The Wave Hill Walk Off was one of the key events of modern Australian history. It came at a tumultuous time for Indigenous rights in the 1960’s, and helped bring the issue to the attention of main stream Australia. But it was also an important time for the history of the trade union movement. ACTU Indigenous Officer Kara Keys recounts the role of unions in the Walk Off, in this extract from her speech to the ACTU Executive in Darwin on Tuesday 16 August 2016:
We are not just here today, in the sense that we gather to celebrate this epic saga. We are here because the Wave Hill Walk Off triggered a great evolution. An evolution in the industrial rights for Indigenous workers, and an evolution in the union movement. We are here because of the legacy of the women and men who both fought and supported this dispute.
I have learnt a number of hard lessons in researching this dispute. And in all honesty, it is from the tougher elements of this story, the uncomfortable truths, where I draw the conclusion of the great legacy that has been left to us.
In light of the environment at the time, a key reason for the NAWU to pursue a claim through the Arbitration Commission for the inclusion of Aboriginal stockmen in the Cattle Industry Award, was because the union felt that having a cheap Aboriginal labour force would undermine the wages, conditions and jobs of white workers.
At the October 1964 NAWU Central Council two significant things happened:
- The union made a historic decision to appoint an Aboriginal organiser;
- The union still saw Aboriginal workers as a threat. In a resolution named, “The Aboriginal Question” the union argued:
“The existence of a large non union force lends itself to a general depression of living standards for all and in the event of industrial conflict could conceivably place non union aborigines in the position of becoming potential scabs.”
The union at the time was also experiencing extreme pressure from the Aboriginal run and lead Northern Territory Council for Aboriginal Rights, whose key platform was equal wages for Aboriginal workers.
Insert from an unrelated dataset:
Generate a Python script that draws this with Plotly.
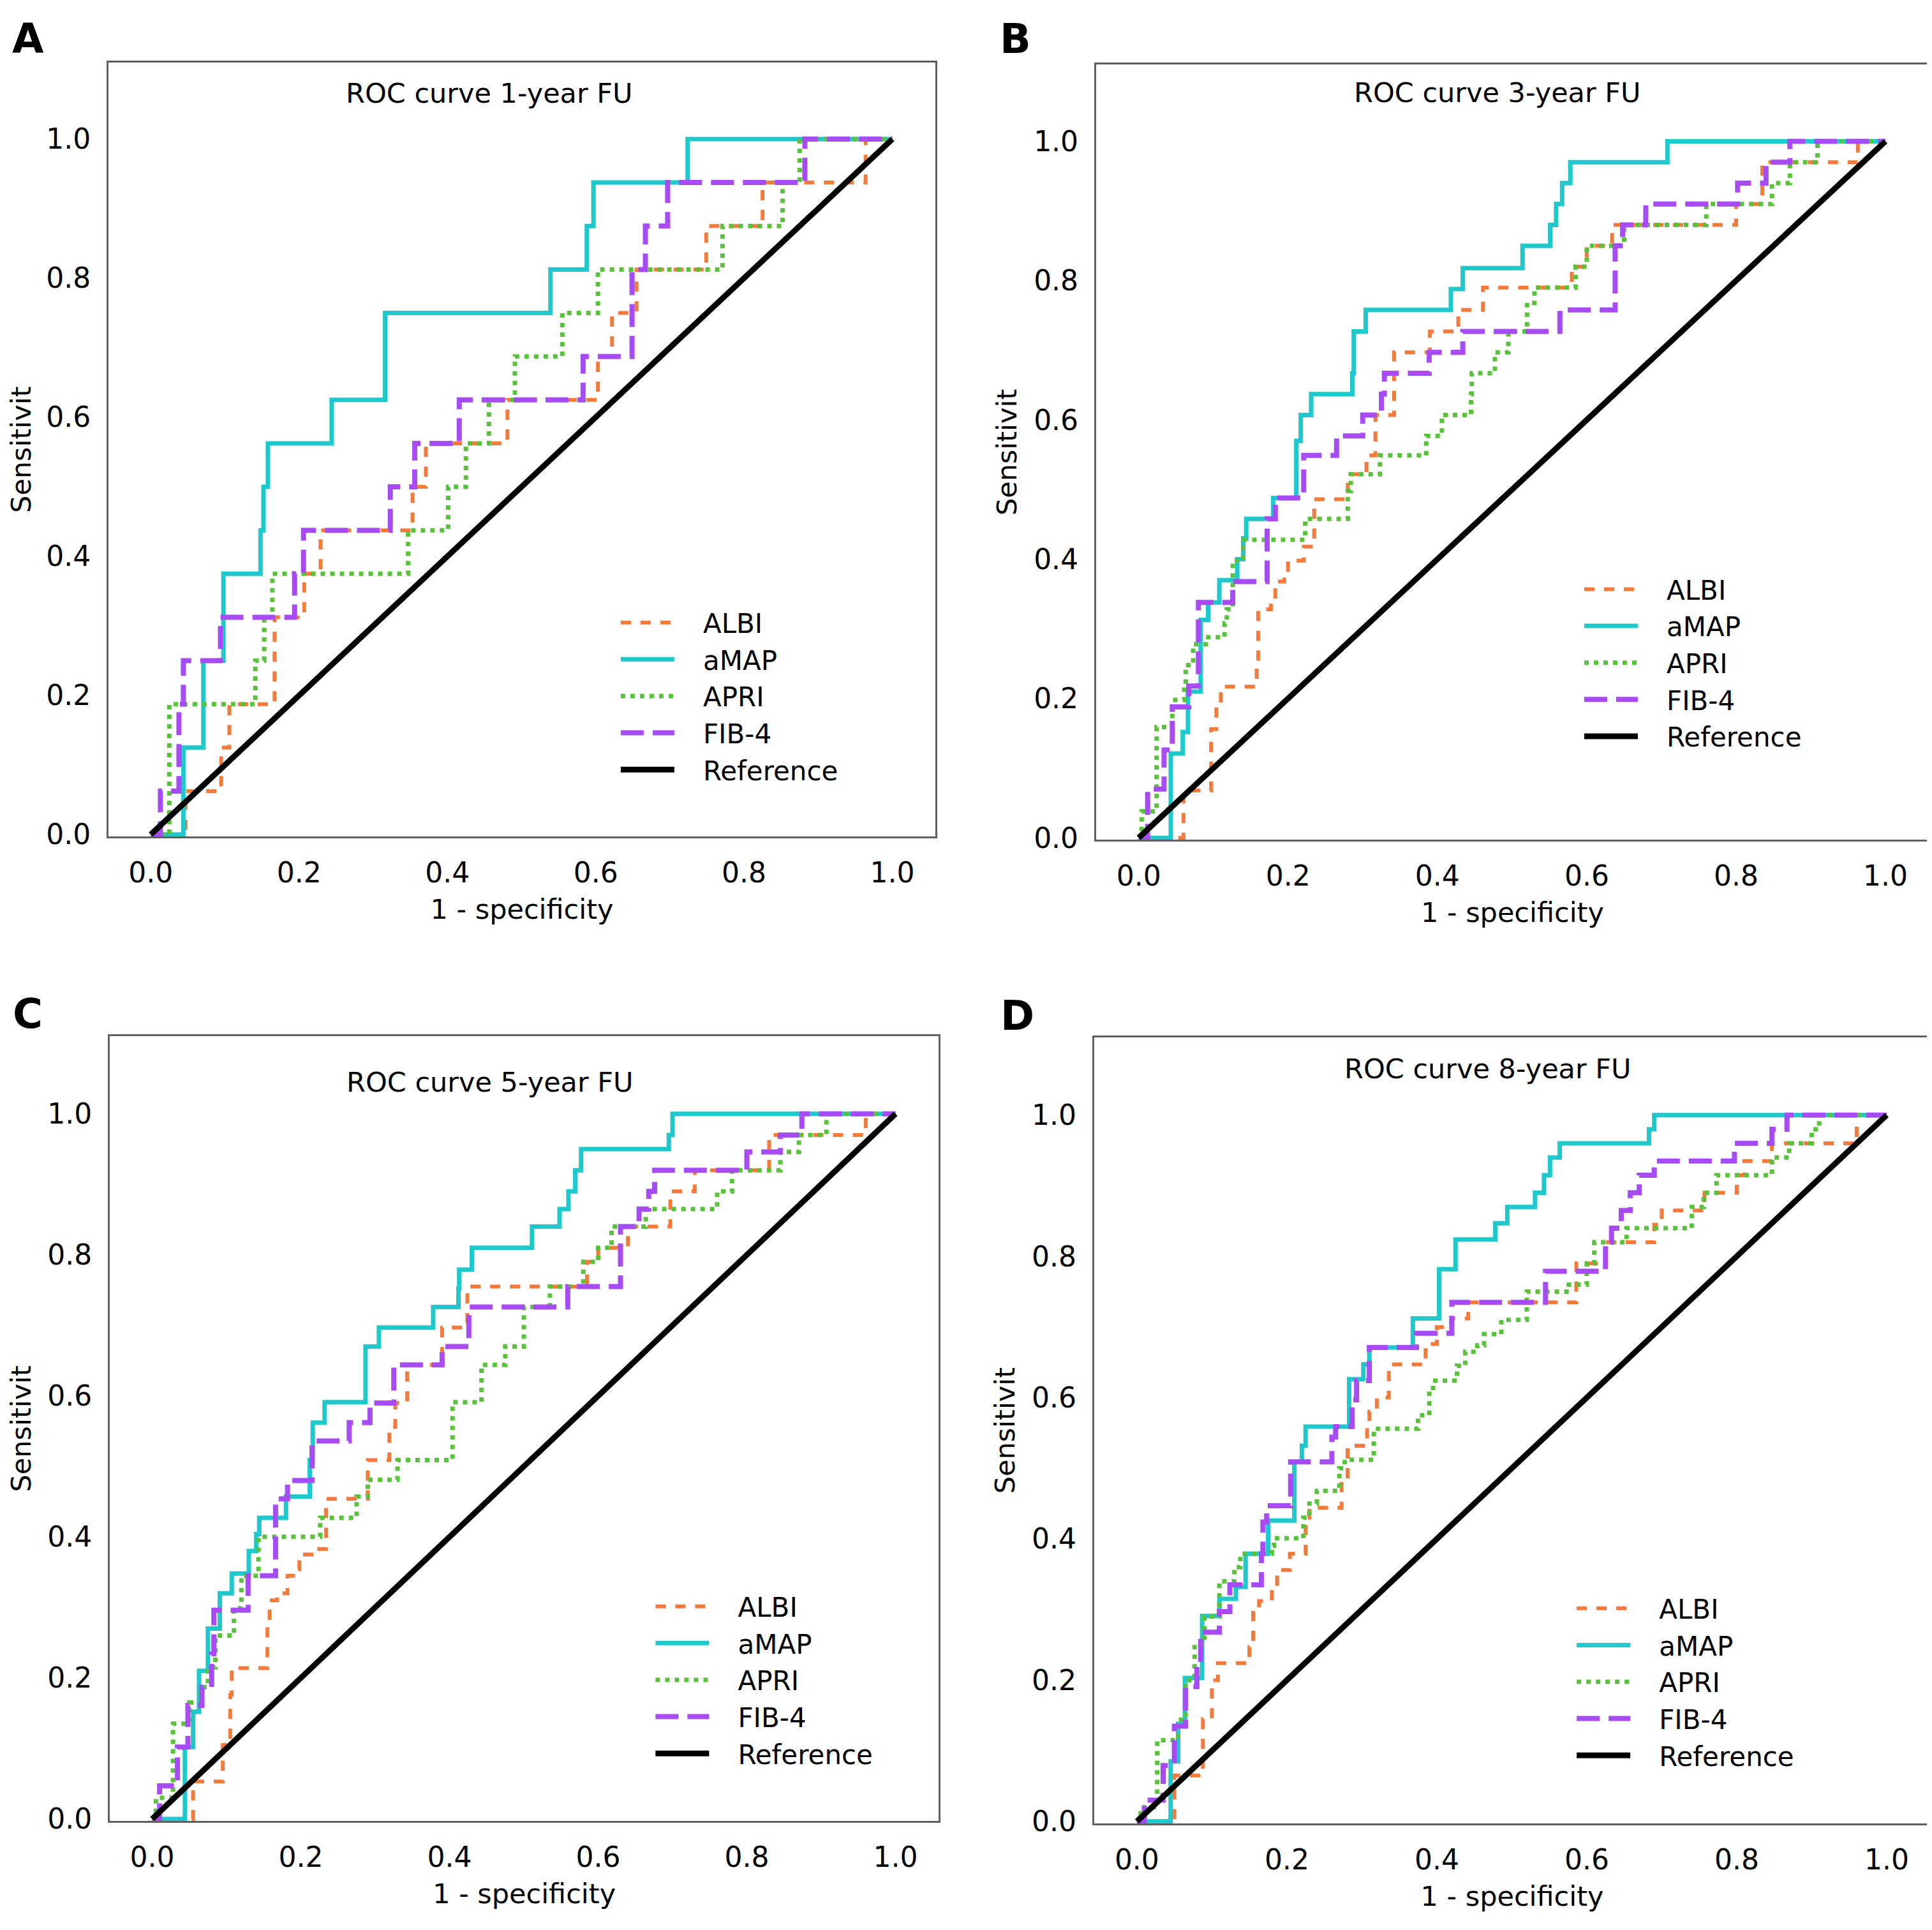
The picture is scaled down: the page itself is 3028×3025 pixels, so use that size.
import plotly.graph_objects as go

# ROC curves (1 - specificity, sensitivity), step corners
# ---- 1-year FU ----
A_ALBI_FPR = [0, 0.047, 0.095, 0.106, 0.167, 0.207, 0.229, 0.353, 0.371, 0.481, 0.603, 0.622, 0.655, 0.749, 0.825, 0.964, 1.0]
A_ALBI_TPR = [0, 0.0625, 0.125, 0.1875, 0.3125, 0.375, 0.4375, 0.5, 0.5625, 0.625, 0.6875, 0.75, 0.8125, 0.875, 0.9375, 1.0, 1.0]
A_AMAP_FPR = [0, 0.044, 0.071, 0.098, 0.148, 0.152, 0.158, 0.244, 0.316, 0.539, 0.588, 0.597, 0.724, 1.0]
A_AMAP_TPR = [0, 0.125, 0.25, 0.375, 0.4375, 0.5, 0.5625, 0.625, 0.75, 0.8125, 0.875, 0.9375, 1.0, 1.0]
A_APRI_FPR = [0, 0.025, 0.141, 0.153, 0.164, 0.347, 0.401, 0.425, 0.456, 0.491, 0.555, 0.603, 0.771, 0.852, 0.875, 1.0]
A_APRI_TPR = [0, 0.1875, 0.25, 0.3125, 0.375, 0.4375, 0.5, 0.5625, 0.625, 0.6875, 0.75, 0.8125, 0.875, 0.9375, 1.0, 1.0]
A_FIB4_FPR = [0, 0.013, 0.038, 0.044, 0.094, 0.194, 0.206, 0.323, 0.356, 0.416, 0.583, 0.649, 0.667, 0.697, 0.882, 1.0]
A_FIB4_TPR = [0, 0.0625, 0.1875, 0.25, 0.3125, 0.375, 0.4375, 0.5, 0.5625, 0.625, 0.6875, 0.8125, 0.875, 0.9375, 1.0, 1.0]

# ---- 3-year FU ----
B_ALBI_FPR = [0, 0.06, 0.097, 0.104, 0.11, 0.158, 0.16, 0.177, 0.183, 0.195, 0.2, 0.221, 0.235, 0.28, 0.305, 0.317, 0.342, 0.39, 0.428, 0.461, 0.58, 0.6, 0.634, 0.8, 0.835, 0.963, 1.0]
B_ALBI_TPR = [0, 0.068, 0.156, 0.188, 0.217, 0.248, 0.328, 0.339, 0.368, 0.378, 0.398, 0.418, 0.486, 0.522, 0.549, 0.607, 0.697, 0.727, 0.758, 0.79, 0.82, 0.85, 0.88, 0.91, 0.97, 1.0, 1.0]
B_AMAP_FPR = [0, 0.043, 0.059, 0.066, 0.083, 0.093, 0.108, 0.132, 0.14, 0.144, 0.18, 0.211, 0.217, 0.231, 0.286, 0.288, 0.304, 0.418, 0.434, 0.514, 0.551, 0.559, 0.567, 0.578, 0.708, 1.0]
B_AMAP_TPR = [0, 0.121, 0.152, 0.21, 0.313, 0.338, 0.37, 0.40, 0.43, 0.458, 0.488, 0.57, 0.607, 0.637, 0.667, 0.727, 0.758, 0.788, 0.818, 0.85, 0.88, 0.91, 0.94, 0.97, 1.0, 1.0]
B_APRI_FPR = [0, 0.004, 0.024, 0.045, 0.061, 0.063, 0.073, 0.09, 0.115, 0.118, 0.126, 0.14, 0.223, 0.28, 0.284, 0.323, 0.385, 0.406, 0.445, 0.446, 0.477, 0.495, 0.52, 0.53, 0.585, 0.6, 0.65, 0.76, 0.848, 0.872, 0.909, 1.0]
B_APRI_TPR = [0, 0.038, 0.159, 0.198, 0.218, 0.248, 0.278, 0.288, 0.308, 0.328, 0.398, 0.428, 0.458, 0.498, 0.522, 0.549, 0.577, 0.607, 0.637, 0.667, 0.697, 0.727, 0.768, 0.79, 0.82, 0.85, 0.88, 0.91, 0.94, 0.97, 1.0, 1.0]
B_FIB4_FPR = [0, 0.012, 0.034, 0.045, 0.067, 0.08, 0.126, 0.172, 0.183, 0.221, 0.265, 0.30, 0.325, 0.329, 0.389, 0.434, 0.564, 0.638, 0.648, 0.679, 0.802, 0.84, 0.872, 1.0]
B_FIB4_TPR = [0, 0.07, 0.126, 0.188, 0.218, 0.338, 0.368, 0.458, 0.488, 0.549, 0.577, 0.607, 0.637, 0.667, 0.697, 0.727, 0.758, 0.85, 0.88, 0.91, 0.94, 0.97, 1.0, 1.0]

# ---- 5-year FU ----
C_ALBI_FPR = [0, 0.055, 0.095, 0.105, 0.107, 0.155, 0.158, 0.168, 0.182, 0.195, 0.198, 0.22, 0.234, 0.29, 0.319, 0.327, 0.343, 0.39, 0.424, 0.585, 0.6, 0.64, 0.697, 0.73, 0.83, 0.96, 1.0]
C_ALBI_TPR = [0, 0.053, 0.105, 0.176, 0.214, 0.28, 0.31, 0.32, 0.345, 0.354, 0.375, 0.383, 0.454, 0.509, 0.556, 0.59, 0.644, 0.697, 0.755, 0.79, 0.81, 0.84, 0.89, 0.92, 0.97, 1.0, 1.0]
C_AMAP_FPR = [0, 0.044, 0.055, 0.063, 0.075, 0.091, 0.107, 0.13, 0.14, 0.144, 0.18, 0.212, 0.216, 0.232, 0.287, 0.305, 0.378, 0.412, 0.413, 0.43, 0.511, 0.548, 0.56, 0.569, 0.577, 0.695, 0.70, 1.0]
C_AMAP_TPR = [0, 0.102, 0.152, 0.21, 0.27, 0.32, 0.348, 0.38, 0.404, 0.427, 0.457, 0.509, 0.562, 0.591, 0.67, 0.697, 0.726, 0.752, 0.779, 0.81, 0.84, 0.865, 0.89, 0.92, 0.95, 0.97, 1.0, 1.0]
C_APRI_FPR = [0, 0.005, 0.028, 0.05, 0.065, 0.075, 0.085, 0.11, 0.12, 0.143, 0.226, 0.275, 0.29, 0.33, 0.404, 0.443, 0.475, 0.5, 0.535, 0.58, 0.6, 0.618, 0.664, 0.76, 0.78, 0.845, 0.87, 0.907, 1.0]
C_APRI_TPR = [0, 0.03, 0.135, 0.165, 0.187, 0.215, 0.26, 0.299, 0.345, 0.4, 0.427, 0.457, 0.481, 0.509, 0.591, 0.644, 0.67, 0.726, 0.755, 0.79, 0.81, 0.84, 0.865, 0.89, 0.92, 0.946, 0.97, 1.0, 1.0]
C_FIB4_FPR = [0, 0.01, 0.034, 0.048, 0.067, 0.08, 0.083, 0.129, 0.166, 0.182, 0.215, 0.265, 0.293, 0.325, 0.39, 0.426, 0.559, 0.63, 0.655, 0.668, 0.676, 0.8, 0.845, 0.874, 1.0]
C_FIB4_TPR = [0, 0.047, 0.102, 0.161, 0.187, 0.234, 0.296, 0.345, 0.454, 0.48, 0.536, 0.562, 0.59, 0.644, 0.67, 0.726, 0.755, 0.84, 0.865, 0.89, 0.92, 0.946, 0.97, 1.0, 1.0]

# ---- 8-year FU ----
D_ALBI_FPR = [0, 0.05, 0.088, 0.1, 0.108, 0.15, 0.155, 0.163, 0.18, 0.187, 0.204, 0.225, 0.23, 0.273, 0.281, 0.307, 0.31, 0.32, 0.336, 0.385, 0.4, 0.419, 0.442, 0.586, 0.625, 0.69, 0.7, 0.757, 0.8, 0.81, 0.847, 0.96, 1.0]
D_ALBI_TPR = [0, 0.065, 0.145, 0.2, 0.224, 0.247, 0.3, 0.312, 0.332, 0.356, 0.379, 0.43, 0.444, 0.485, 0.532, 0.56, 0.58, 0.6, 0.647, 0.676, 0.7, 0.712, 0.735, 0.79, 0.82, 0.845, 0.865, 0.89, 0.915, 0.935, 0.96, 1.0, 1.0]
D_AMAP_FPR = [0, 0.045, 0.055, 0.064, 0.087, 0.11, 0.132, 0.145, 0.175, 0.21, 0.22, 0.225, 0.283, 0.302, 0.31, 0.368, 0.403, 0.425, 0.478, 0.494, 0.531, 0.543, 0.551, 0.564, 0.683, 0.69, 1.0]
D_AMAP_TPR = [0, 0.085, 0.138, 0.203, 0.291, 0.315, 0.332, 0.379, 0.426, 0.509, 0.532, 0.559, 0.626, 0.647, 0.671, 0.712, 0.782, 0.824, 0.847, 0.87, 0.89, 0.915, 0.94, 0.96, 0.98, 1.0, 1.0]
D_APRI_FPR = [0, 0.005, 0.027, 0.055, 0.065, 0.077, 0.09, 0.11, 0.13, 0.138, 0.18, 0.183, 0.222, 0.23, 0.24, 0.27, 0.277, 0.316, 0.375, 0.39, 0.395, 0.427, 0.438, 0.454, 0.463, 0.486, 0.52, 0.576, 0.6, 0.61, 0.653, 0.74, 0.756, 0.773, 0.847, 0.87, 0.9, 0.91, 1.0]
D_APRI_TPR = [0, 0.02, 0.115, 0.144, 0.2, 0.25, 0.29, 0.34, 0.36, 0.379, 0.39, 0.401, 0.43, 0.45, 0.468, 0.5, 0.512, 0.556, 0.575, 0.61, 0.624, 0.645, 0.665, 0.674, 0.69, 0.71, 0.75, 0.76, 0.79, 0.82, 0.84, 0.87, 0.89, 0.915, 0.94, 0.96, 0.98, 1.0, 1.0]
D_FIB4_FPR = [0, 0.01, 0.035, 0.05, 0.065, 0.08, 0.085, 0.11, 0.124, 0.166, 0.168, 0.173, 0.205, 0.26, 0.265, 0.287, 0.293, 0.31, 0.373, 0.42, 0.545, 0.625, 0.633, 0.646, 0.658, 0.67, 0.69, 0.797, 0.847, 0.867, 1.0]
D_FIB4_TPR = [0, 0.03, 0.079, 0.135, 0.191, 0.215, 0.268, 0.297, 0.335, 0.379, 0.424, 0.447, 0.509, 0.544, 0.559, 0.597, 0.624, 0.671, 0.691, 0.735, 0.779, 0.82, 0.84, 0.865, 0.89, 0.915, 0.935, 0.96, 0.98, 1.0, 1.0]

REF_X = [0.0, 1.0]
REF_Y = [0.0, 1.0]

TICKS = [0.0, 0.2, 0.4, 0.6, 0.8, 1.0]
SERIES = ["ALBI", "aMAP", "APRI", "FIB-4"]
LETTERS = ["A", "B", "C", "D"]
TITLES = ["ROC curve 1-year FU", "ROC curve 3-year FU", "ROC curve 5-year FU", "ROC curve 8-year FU"]

CURVES = [
    {"ALBI": (A_ALBI_FPR, A_ALBI_TPR), "aMAP": (A_AMAP_FPR, A_AMAP_TPR),
     "APRI": (A_APRI_FPR, A_APRI_TPR), "FIB-4": (A_FIB4_FPR, A_FIB4_TPR)},
    {"ALBI": (B_ALBI_FPR, B_ALBI_TPR), "aMAP": (B_AMAP_FPR, B_AMAP_TPR),
     "APRI": (B_APRI_FPR, B_APRI_TPR), "FIB-4": (B_FIB4_FPR, B_FIB4_TPR)},
    {"ALBI": (C_ALBI_FPR, C_ALBI_TPR), "aMAP": (C_AMAP_FPR, C_AMAP_TPR),
     "APRI": (C_APRI_FPR, C_APRI_TPR), "FIB-4": (C_FIB4_FPR, C_FIB4_TPR)},
    {"ALBI": (D_ALBI_FPR, D_ALBI_TPR), "aMAP": (D_AMAP_FPR, D_AMAP_TPR),
     "APRI": (D_APRI_FPR, D_APRI_TPR), "FIB-4": (D_FIB4_FPR, D_FIB4_TPR)},
]

STYLE = {
    "ALBI": dict(color="#F47A3C", width=6, dash="16px,15px"),
    "aMAP": dict(color="#1FC8CB", width=7),
    "APRI": dict(color="#58C23A", width=7, dash="7px,8px"),
    "FIB-4": dict(color="#A74CF5", width=8, dash="36px,14px"),
}

FONT = "DejaVu Sans"
PAD = "\u00a0\u00a0\u00a0"  # gap between legend line sample and label

# panel geometry (paper fractions)
X_DOMAINS = [[0.0535, 0.4815], [0.5647, 0.9957], [0.0542, 0.4832], [0.5637, 0.9964]]
Y_DOMAINS = [[0.566, 0.970], [0.5643, 0.9689], [0.0522, 0.4618], [0.0509, 0.4612]]
TITLE_POS = [(0.456, 1.066), (0.48, 1.07), (0.454, 1.045), (0.468, 1.066)]
LETTER_POS = [(0.0118, 0.9825), (0.523, 0.9825), (0.0118, 0.4735), (0.524, 0.4725)]
LEGEND_POS = [(0.317, 0.689), (0.8157, 0.7064), (0.335, 0.1755), (0.8118, 0.1745)]

fig = go.Figure()
annotations = []
layout = {}

for i in range(4):
    n = "" if i == 0 else str(i + 1)
    xa, ya, lg = "x" + n, "y" + n, "legend" + n
    for name in SERIES:
        fpr, tpr = CURVES[i][name]
        fig.add_trace(go.Scatter(
            x=fpr, y=tpr, mode="lines", name=PAD + name,
            line=dict(shape="hv", **STYLE[name]),
            xaxis=xa, yaxis=ya, legend=lg,
        ))
    fig.add_trace(go.Scatter(
        x=REF_X, y=REF_Y, mode="lines", name=PAD + "Reference",
        line=dict(color="black", width=9),
        xaxis=xa, yaxis=ya, legend=lg,
    ))

    common = dict(
        tickvals=TICKS, tickformat=".1f", showgrid=False, zeroline=False,
        showline=True, mirror=True, linecolor="#606060", linewidth=3,
        ticks="outside", ticklen=16, tickcolor="rgba(0,0,0,0)",
        tickfont=dict(family=FONT, size=44, color="black"),
    )
    layout["xaxis" + n] = dict(
        common, domain=X_DOMAINS[i], range=[-0.057, 1.058], anchor=ya,
        title=dict(text="1 - specificity", font=dict(family=FONT, size=43, color="black"), standoff=18),
    )
    layout["yaxis" + n] = dict(
        common, domain=Y_DOMAINS[i], range=[-0.003, 1.11], anchor=xa,
        title=dict(text="Sensitivit", font=dict(family=FONT, size=43, color="black"), standoff=14),
    )
    layout[lg] = dict(
        x=LEGEND_POS[i][0], y=LEGEND_POS[i][1], xanchor="left", yanchor="top",
        bgcolor="rgba(0,0,0,0)", font=dict(family=FONT, size=42, color="black"),
        itemwidth=84, tracegroupgap=0,
    )
    annotations.append(dict(
        text=TITLES[i], x=TITLE_POS[i][0], y=TITLE_POS[i][1], xref=xa, yref=ya,
        xanchor="center", yanchor="middle",
        showarrow=False, font=dict(family=FONT, size=43, color="black"),
    ))
    annotations.append(dict(
        text="<b>%s</b>" % LETTERS[i], x=LETTER_POS[i][0], y=LETTER_POS[i][1],
        xref="paper", yref="paper", xanchor="center", yanchor="middle", showarrow=False,
        font=dict(family=FONT, size=64, color="black"),
    ))

fig.update_layout(
    width=3028, height=3025,
    margin=dict(l=0, r=0, t=0, b=0),
    paper_bgcolor="white", plot_bgcolor="white",
    font=dict(family=FONT, color="black"),
    annotations=annotations,
    **layout,
)

fig.write_html("out.html")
There was great tension between the union and NTCAR. At the time the union refused NTCAR affiliation – citing paternalistically, “We believe in assimilation but not isolation” and that Aboriginal workers would be best served by joining the union and the Labor Party. Even though, on the wages they were earning, they couldn’t afford the full union rate and the NAWU refused to introduce a concession rate for those workers. Basically locking them out of union membership.
And these tensions had a direct impact on the Wave Hill strike. Dexter Daniels, who was an organiser for the NAWU was on leave at the time of the Wave Hill Strike, largely because he was intensely feeling the pressure of the tension between the union and the NTCAR – of which he was a member and his brother Davis Daniels was the Secretary. He felt pulled in opposite directions and decided to take a break. But still, on his own time, organising Aboriginal workers.
Perhaps, if Dexter was working for the union at the time, things would have turned out differently. Why? Because the NAWU Secretary expressly instructed Dexter and other supporters not to take the Wave Hill workers out on strike. And the union could not support them.
These may be some uncomfortable truths. It may not sound very much like a great legacy. But it is.
It is a great legacy because, once the Gurindji walked off Wave Hill, the NAWU gave them their 100% support.
It is a great legacy because the union movement nationwide galvanised around the workers and gave them great support.
It is a great legacy because it fundamentally shifted the NAWU and other unions in the country. It showed unions that Indigenous workers were willing to fight for wage equality and it shifted unions to the role of supporting and fighting for all workers.
And it is a great legacy because while the trigger for the Wave Hill Walk Off was equal wages, the gun powder was the systemic racism, poor living conditions, a legislative environment which allowed for the theft of children from their families and the theft of Aboriginal people having any agency over their own lives.
The Wave Hill Walk Off shifted the nation.